Tip 3: Engage your child
You can’t will your child to recover from a traumatic experience, but you can play a major role in the healing process by simply spending time together and talking face to face—free from TV, phones, video games, and other distractions. Do your best to create an environment where your kids feel safe to communicate what they’re feeling and to ask questions.
Provide your child with ongoing opportunities to talk about what they went through or what they’re seeing in the media. Encourage them to ask questions and express their concerns but don’t force them to talk.
Communicate with your child in an age-appropriate way. Younger children, for example, will respond to reassuring hugs and simple phrases such as “It’s over now” or “It’s all going to be okay.” Older children, though, will draw more comfort from hearing facts and information about what happened.
Acknowledge and validate your child’s concerns. The traumatic event may bring up unrelated fears and issues in your child. Comfort for your child comes from feeling understood and accepted by you, so acknowledge their fears even if they don’t seem relevant to you.
Reassure your child. The event was not their fault, you love them, and it’s okay for them to feel upset, angry, or scared.
Tip 4: Encourage physical activity
Physical activity can burn off adrenaline, release mood-enhancing endorphins, and help your child or teen sleep better at night.
Find a sport that your child enjoys. Activities such as basketball, soccer, running, martial arts, or swimming that require moving both the arms and legs can help rouse your child’s nervous system from that “stuck” feeling that often follows a traumatic experience.
Offer to participate in sports, games, or physical activities with your child. If they seem resistant to get off the couch, play some of their favorite music and dance together. Once a child gets moving, they’ll start to feel more energetic.
Encourage your child to go outside to play with friends or a pet and blow off steam.
Schedule a family outing to a hiking trail, lake, or beach. Spending time in nature can ease stress and boost a child’s overall mood.
Take younger children to a playground, activity center, or arrange play dates.
Tip 5: Feed your child a healthy diet
The food your child eats can have a profound impact on their mood and ability to cope with traumatic stress. Processed and convenience food, refined carbohydrates, and sugary drinks and snacks can create mood swings and worsen symptoms of traumatic stress.
Conversely, eating plenty of fresh fruit and vegetables, high-quality protein, and healthy fats, especially omega-3 fatty acids, can help your child or teen better cope with the ups and downs that follow a disturbing experience.

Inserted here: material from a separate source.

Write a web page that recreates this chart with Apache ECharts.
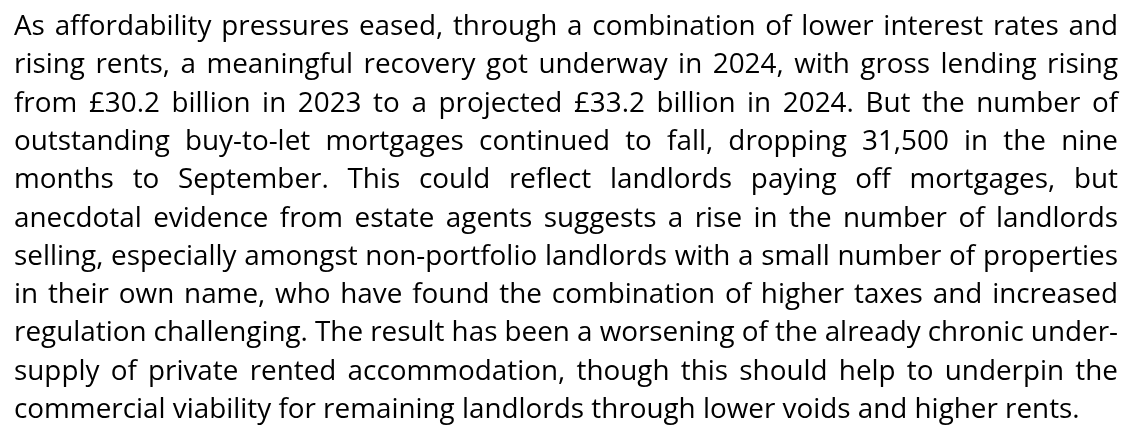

Focus on overall diet rather than specific foods. Kids should be eating whole, minimally processed food—food that is as close to its natural form as possible.
Limit fried food, sweet desserts, sugary snacks and cereals, and refined flour. These can all negatively affect a child’s mood.
Cook more meals at home. Restaurant and takeout meals have more added sugar and unhealthy fat so cooking at home can have a huge impact on your kids’ health. If you make large batches, cooking just a few times can be enough to feed your family for the whole week.